EAP : les questions économiques et les manifestations de jeunesse de l’automne et de l’hiver vont-elles recevoir une expression politique lors du scrutin?
Clément THERME : pour la République islamique, il s’agit au contraire d’exclure les opposants de la classe populaire en organisation une solidarité de façade au sein des élites politiques et ce afin de masquer la polarisation croissante au sein de la société avec une opposition à la République islamique qui devient de plus en plus populaire face à l’absence de solutions proposées aux problèmes de la population (droits de l’homme, développement économique, lutte contre la corruption etc…) par l’establishment politique dans le cadre de la République islamique. Même si le Guide a appelle à une participation massive allant au-delà des clientèles de la République islamique qui représentent 10 à 20% de l’électorat (plus de 50 millions d’électeurs potentiels), force est de constater que cette position contredit le discours révolutionnaire qui réduit le nationalisme iranien au seul héritage idéologique khomeyniste comme on l’a vu dans la propagande de la République islamique pour justifier la répression des manifestations populaires anti-systèmes depuis 2017.
Cette confusion entre défense de la patrie et participation aux élections apparaît incongrue en raison de l’absence d’ouverture de la République islamique face à la critique populaire s’exprimant dans des manifestations spontanées mais aussi en raison du filtrage des candidatures qui empêche l’expression par l’élection d’une alternative politique à la voie tracée par le Guide suprême qui nie l’existence de toute autre forme de patriotisme en dehors de la défense de la Révolution islamique. Celle-ci s’incarne plus particulièrement dans la préservation de la fonction de Guide suprême et du corpus idéologique khomeyniste.
EAP : les questions internationales peuvent-elles être véritablement clivantes après l’unité nationale observée en début d’année lors de la mort du général Soleimani?
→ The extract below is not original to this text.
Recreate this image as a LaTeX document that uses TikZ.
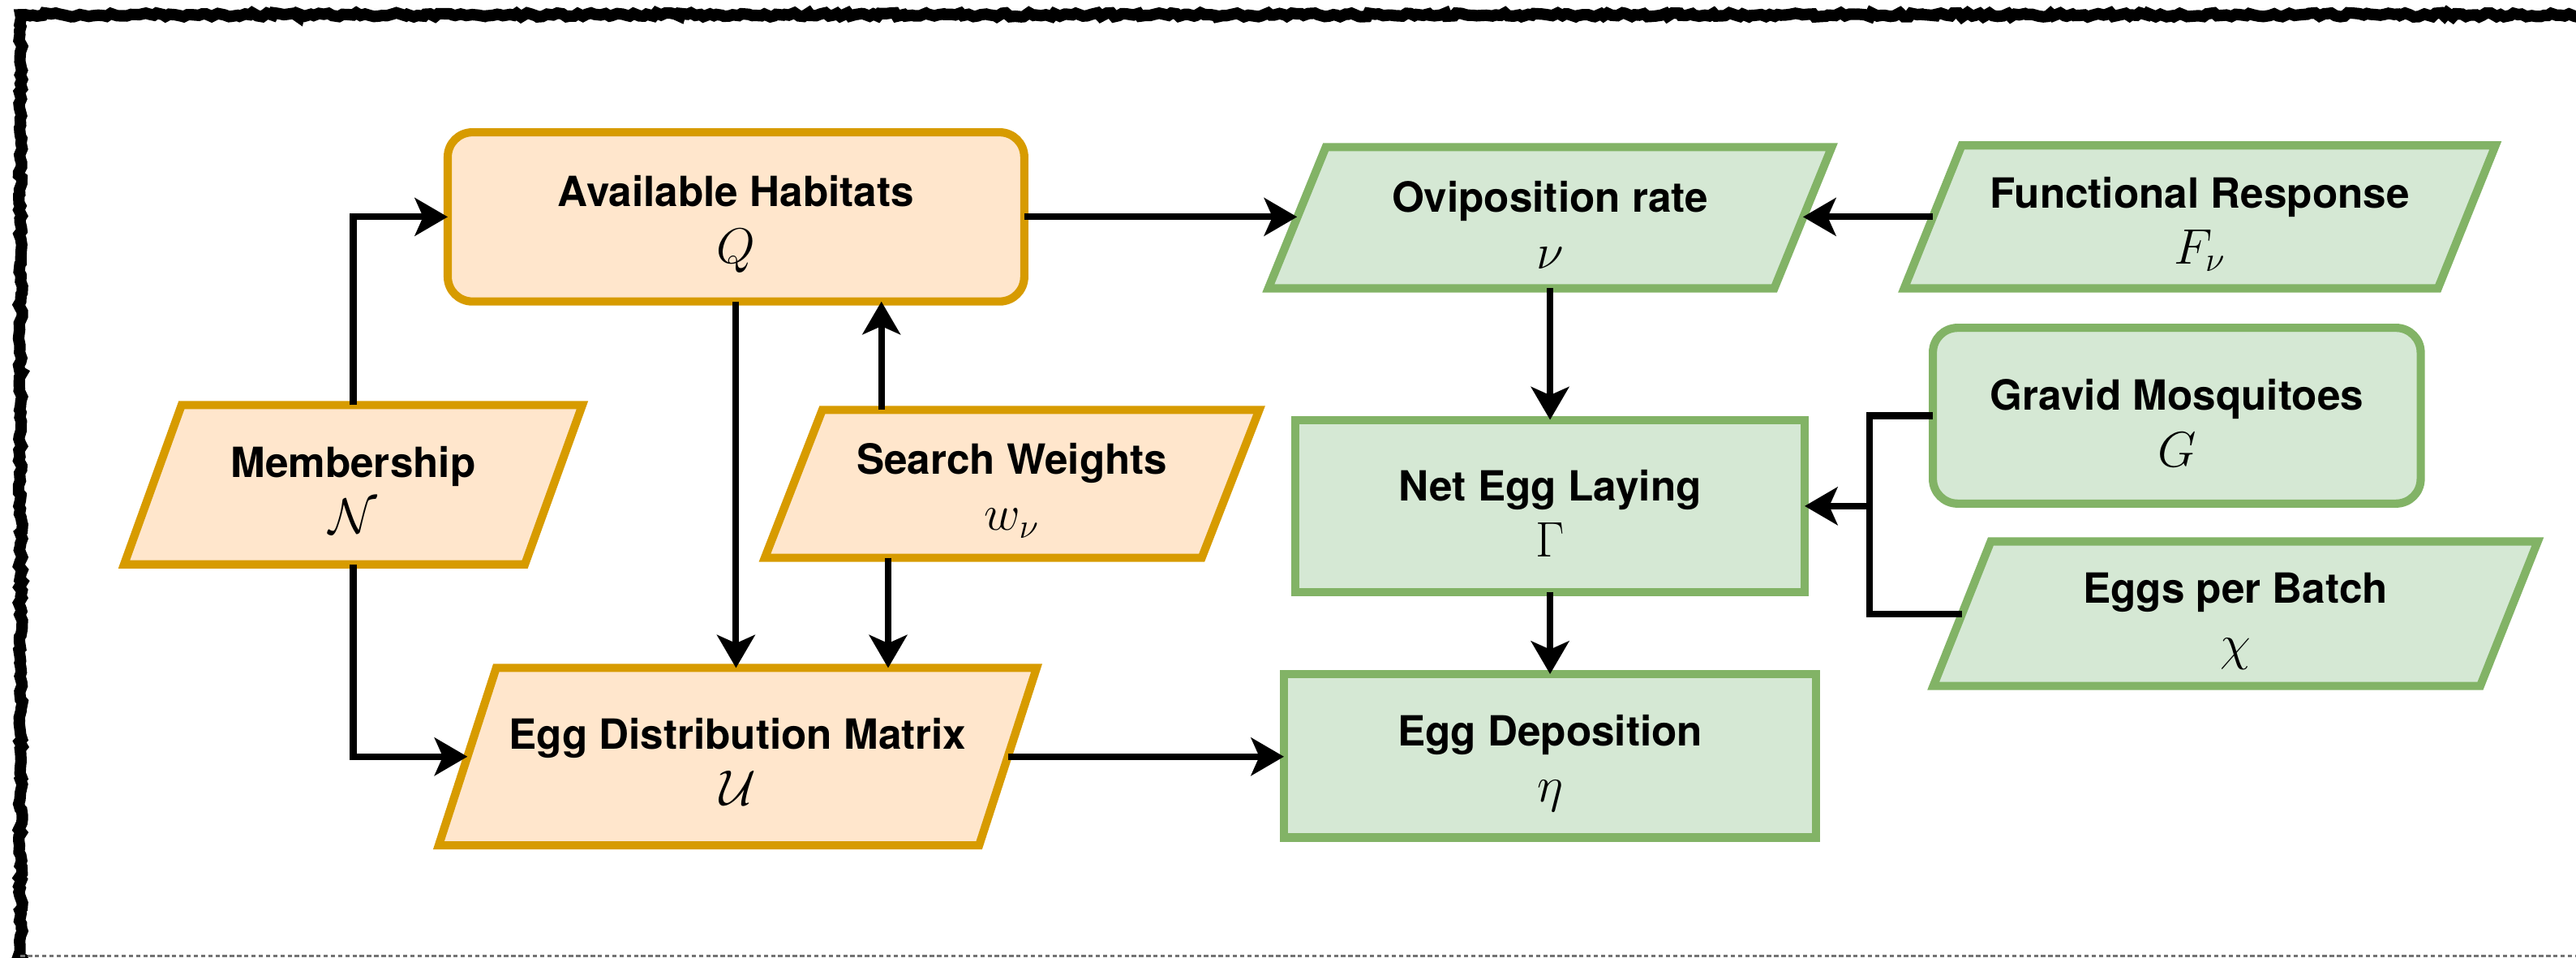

Clément THERME : Il n’y a pas eu de véritable « unité nationale » mais plutôt une unité des différentes factions politiques qui soutiennent le projet politique de la Révolution islamique. Les enjeux internationaux de l’élection concernent un retrait plus ou mois rapide de l’Iran de l’Accord sur le nucléaire de 2015 et la fin d’une stratégie des institutions élues (dont fait partie le parlement) d’une plus grande transparence financière comme l’ont montré les tentatives avortées du gouvernement Rohani et du parlement « modéré » de faire adopter des lois évitant le retour de la République islamique sur la liste noire du Groupe d’Action Financière (GAFI). Il y aura aussi avec un parlement conservateur une accélération de la politique vers l’Est de la République islamique qui prévoit un rapprochement avec la Chine, la Russie et l’Union eurasiatique.
EAP : le réseau des alliances iranien en Syrie, au Liban, au Yémen, en Irak peut-il être affecté par ces élections? directement ou indirectement
Clément THERME : Ces élections risquent de sanctionner la fin de débats contradictoires et de la production de recherche critiquant l’engagement régional de la République islamique par le biais de son réseau d’influence idéologique, sécuritaire et économique. Le parlement n’a pas de rôle important dans la prise de décision mais il était plutôt un lieu de débat entre insiders (khodi) du système (nezam) de la République islamique. Ce réseau d’influence répond directement au Guide pour la définition des lignes politico-idéologiques et, sur le plan opérationnel, il est sous le contrôle des Gardiens de la Révolution (pasdaran).